Part of a data file

┌──

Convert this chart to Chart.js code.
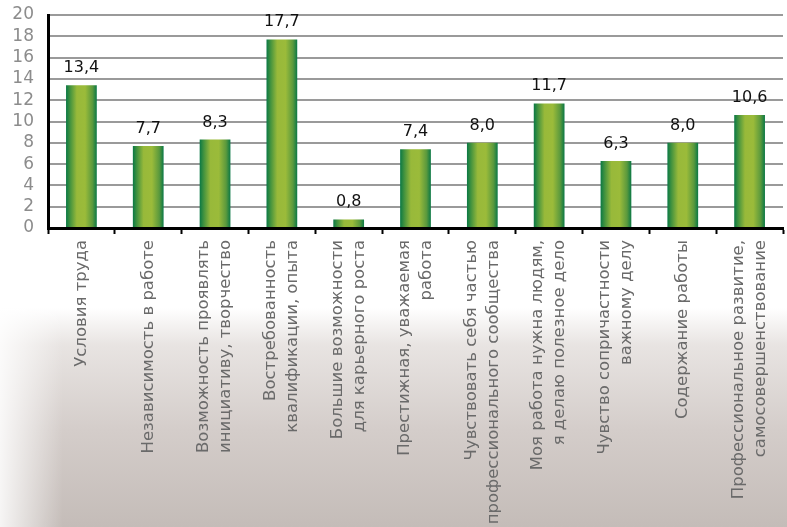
<!DOCTYPE html>
<html lang="ru">
<head>
<meta charset="utf-8">
<script src="https://cdn.jsdelivr.net/npm/chart.js@4.4.1/dist/chart.umd.min.js"></script>
<style>
  html, body { margin: 0; padding: 0; }
  body {
    width: 787px; height: 527px; overflow: hidden;
    background:
      linear-gradient(to right, rgba(255,255,255,0.85) 0%, rgba(255,255,255,0) 8%) 0 300px / 100% 227px no-repeat,
      linear-gradient(to bottom, #fff 0px, #fff 308px, #e8e4e2 345px, #d4cdca 430px, #c4bcb8 527px);
  }
  #wrap { position: relative; width: 787px; height: 527px; }
</style>
</head>
<body>
<div id="wrap"><canvas id="barChart"></canvas></div>
<script>
// категории (подписи по оси X, по строкам)
const categories = [
  ['Условия труда'],
  ['Независимость в работе'],
  ['Возможность проявлять', 'инициативу, творчество'],
  ['Востребованность', 'квалификации, опыта'],
  ['Большие возможности', 'для карьерного роста'],
  ['Престижная, уважаемая', 'работа'],
  ['Чувствовать себя частью', 'профессионального сообщества'],
  ['Моя работа нужна людям,', 'я делаю полезное дело'],
  ['Чувство сопричастности', 'важному делу'],
  ['Содержание работы'],
  ['Профессиональное развитие,', 'самосовершенствование']
];
const values = [13.4, 7.7, 8.3, 17.7, 0.8, 7.4, 8.0, 11.7, 6.3, 8.0, 10.6];
const yTicks = [0, 2, 4, 6, 8, 10, 12, 14, 16, 18, 20];

const fontFamily = '"DejaVu Sans", Verdana, sans-serif';
const barPct = 0.46;

// цилиндрическая заливка: свой градиент для каждого столбца
function barFill(context) {
  const chart = context.chart;
  const xScale = chart.scales.x;
  if (!xScale || context.dataIndex === undefined) return '#8fb53a';
  const cx = xScale.getPixelForTick(context.dataIndex);
  const w = xScale.width / categories.length * barPct;
  if (!isFinite(cx) || !isFinite(w) || w <= 0) return '#8fb53a';
  const g = chart.ctx.createLinearGradient(cx - w / 2, 0, cx + w / 2, 0);
  g.addColorStop(0, '#0a7845');
  g.addColorStop(0.12, '#3d903f');
  g.addColorStop(0.35, '#98b93a');
  g.addColorStop(0.62, '#9bbb3a');
  g.addColorStop(0.86, '#5a993d');
  g.addColorStop(1, '#0a7845');
  return g;
}

// подписи значений над столбцами
const valueLabels = {
  id: 'valueLabels',
  afterDatasetsDraw(chart) {
    const ctx = chart.ctx;
    ctx.save();
    ctx.font = '16px ' + fontFamily;
    ctx.fillStyle = '#111';
    ctx.textAlign = 'center';
    ctx.textBaseline = 'alphabetic';
    chart.getDatasetMeta(0).data.forEach((bar, i) => {
      ctx.fillText(values[i].toFixed(1).replace('.', ','), bar.x, bar.y - 13);
    });
    ctx.restore();
  }
};

// вертикальные подписи категорий, блок строк центрирован под столбцом
const categoryLabels = {
  id: 'categoryLabels',
  afterDraw(chart) {
    const ctx = chart.ctx;
    const xScale = chart.scales.x;
    const top = chart.chartArea.bottom + 12;
    const lineH = 22;
    ctx.save();
    ctx.font = '16.5px ' + fontFamily;
    ctx.fillStyle = '#6a6a6a';
    ctx.textAlign = 'right';
    ctx.textBaseline = 'middle';
    categories.forEach((lines, i) => {
      const cx = xScale.getPixelForTick(i);
      const first = cx - (lines.length - 1) * lineH / 2;
      lines.forEach((line, j) => {
        ctx.save();
        ctx.translate(first + j * lineH, top);
        ctx.rotate(-Math.PI / 2);
        ctx.fillText(line, 0, 0);
        ctx.restore();
      });
    });
    ctx.restore();
  }
};

new Chart(document.getElementById('barChart'), {
  type: 'bar',
  data: {
    labels: categories,
    datasets: [{
      data: values,
      backgroundColor: barFill,
      borderWidth: 0,
      barPercentage: barPct,
      categoryPercentage: 1
    }]
  },
  options: {
    responsive: true,
    maintainAspectRatio: false,
    animation: false,
    layout: { padding: { top: 0, right: 4, left: 0, bottom: 0 } },
    plugins: { legend: { display: false }, tooltip: { enabled: false } },
    scales: {
      x: {
        offset: true,
        grid: { offset: true, drawOnChartArea: false, drawTicks: true, tickLength: 6, tickColor: '#000', tickWidth: 2 },
        border: { color: '#000', width: 3 },
        ticks: { display: false },
        afterFit(scale) { scale.height = 299; }
      },
      y: {
        min: 0, max: 20,
        afterBuildTicks(scale) { scale.ticks = yTicks.map(v => ({ value: v })); },
        grid: { color: '#9a9a9a', lineWidth: 2, drawTicks: false },
        border: { color: '#000', width: 3 },
        ticks: { autoSkip: false, color: '#8c8c8c', padding: 14, font: { family: fontFamily, size: 17 } },
        afterFit(scale) {
          scale.width = 48;
          scale.paddingTop = 15;
          scale.paddingBottom = 0;
        }
      }
    }
  },
  plugins: [valueLabels, categoryLabels]
});
</script>
</body>
</html>
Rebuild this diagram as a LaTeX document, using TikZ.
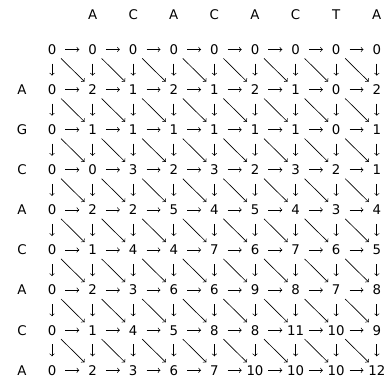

└──

**Stated goal:** Reproduce the listing exactly. Leave its pictures out.

**Complete response:**
Convert this chart to Chart.js code.
<!DOCTYPE html>
<html lang="ru">
<head>
<meta charset="utf-8">
<script src="https://cdn.jsdelivr.net/npm/chart.js@4.4.1/dist/chart.umd.min.js"></script>
<style>
  html, body { margin: 0; padding: 0; }
  body {
    width: 787px; height: 527px; overflow: hidden;
    background:
      linear-gradient(to right, rgba(255,255,255,0.85) 0%, rgba(255,255,255,0) 8%) 0 300px / 100% 227px no-repeat,
      linear-gradient(to bottom, #fff 0px, #fff 308px, #e8e4e2 345px, #d4cdca 430px, #c4bcb8 527px);
  }
  #wrap { position: relative; width: 787px; height: 527px; }
</style>
</head>
<body>
<div id="wrap"><canvas id="barChart"></canvas></div>
<script>
// категории (подписи по оси X, по строкам)
const categories = [
  ['Условия труда'],
  ['Независимость в работе'],
  ['Возможность проявлять', 'инициативу, творчество'],
  ['Востребованность', 'квалификации, опыта'],
  ['Большие возможности', 'для карьерного роста'],
  ['Престижная, уважаемая', 'работа'],
  ['Чувствовать себя частью', 'профессионального сообщества'],
  ['Моя работа нужна людям,', 'я делаю полезное дело'],
  ['Чувство сопричастности', 'важному делу'],
  ['Содержание работы'],
  ['Профессиональное развитие,', 'самосовершенствование']
];
const values = [13.4, 7.7, 8.3, 17.7, 0.8, 7.4, 8.0, 11.7, 6.3, 8.0, 10.6];
const yTicks = [0, 2, 4, 6, 8, 10, 12, 14, 16, 18, 20];

const fontFamily = '"DejaVu Sans", Verdana, sans-serif';
const barPct = 0.46;

// цилиндрическая заливка: свой градиент для каждого столбца
function barFill(context) {
  const chart = context.chart;
  const xScale = chart.scales.x;
  if (!xScale || context.dataIndex === undefined) return '#8fb53a';
  const cx = xScale.getPixelForTick(context.dataIndex);
  const w = xScale.width / categories.length * barPct;
  if (!isFinite(cx) || !isFinite(w) || w <= 0) return '#8fb53a';
  const g = chart.ctx.createLinearGradient(cx - w / 2, 0, cx + w / 2, 0);
  g.addColorStop(0, '#0a7845');
  g.addColorStop(0.12, '#3d903f');
  g.addColorStop(0.35, '#98b93a');
  g.addColorStop(0.62, '#9bbb3a');
  g.addColorStop(0.86, '#5a993d');
  g.addColorStop(1, '#0a7845');
  return g;
}

// подписи значений над столбцами
const valueLabels = {
  id: 'valueLabels',
  afterDatasetsDraw(chart) {
    const ctx = chart.ctx;
    ctx.save();
    ctx.font = '16px ' + fontFamily;
    ctx.fillStyle = '#111';
    ctx.textAlign = 'center';
    ctx.textBaseline = 'alphabetic';
    chart.getDatasetMeta(0).data.forEach((bar, i) => {
      ctx.fillText(values[i].toFixed(1).replace('.', ','), bar.x, bar.y - 13);
    });
    ctx.restore();
  }
};

// вертикальные подписи категорий, блок строк центрирован под столбцом
const categoryLabels = {
  id: 'categoryLabels',
  afterDraw(chart) {
    const ctx = chart.ctx;
    const xScale = chart.scales.x;
    const top = chart.chartArea.bottom + 12;
    const lineH = 22;
    ctx.save();
    ctx.font = '16.5px ' + fontFamily;
    ctx.fillStyle = '#6a6a6a';
    ctx.textAlign = 'right';
    ctx.textBaseline = 'middle';
    categories.forEach((lines, i) => {
      const cx = xScale.getPixelForTick(i);
      const first = cx - (lines.length - 1) * lineH / 2;
      lines.forEach((line, j) => {
        ctx.save();
        ctx.translate(first + j * lineH, top);
        ctx.rotate(-Math.PI / 2);
        ctx.fillText(line, 0, 0);
        ctx.restore();
      });
    });
    ctx.restore();
  }
};

new Chart(document.getElementById('barChart'), {
  type: 'bar',
  data: {
    labels: categories,
    datasets: [{
      data: values,
      backgroundColor: barFill,
      borderWidth: 0,
      barPercentage: barPct,
      categoryPercentage: 1
    }]
  },
  options: {
    responsive: true,
    maintainAspectRatio: false,
    animation: false,
    layout: { padding: { top: 0, right: 4, left: 0, bottom: 0 } },
    plugins: { legend: { display: false }, tooltip: { enabled: false } },
    scales: {
      x: {
        offset: true,
        grid: { offset: true, drawOnChartArea: false, drawTicks: true, tickLength: 6, tickColor: '#000', tickWidth: 2 },
        border: { color: '#000', width: 3 },
        ticks: { display: false },
        afterFit(scale) { scale.height = 299; }
      },
      y: {
        min: 0, max: 20,
        afterBuildTicks(scale) { scale.ticks = yTicks.map(v => ({ value: v })); },
        grid: { color: '#9a9a9a', lineWidth: 2, drawTicks: false },
        border: { color: '#000', width: 3 },
        ticks: { autoSkip: false, color: '#8c8c8c', padding: 14, font: { family: fontFamily, size: 17 } },
        afterFit(scale) {
          scale.width = 48;
          scale.paddingTop = 15;
          scale.paddingBottom = 0;
        }
      }
    }
  },
  plugins: [valueLabels, categoryLabels]
});
</script>
</body>
</html>
Rebuild this diagram as a LaTeX document, using TikZ.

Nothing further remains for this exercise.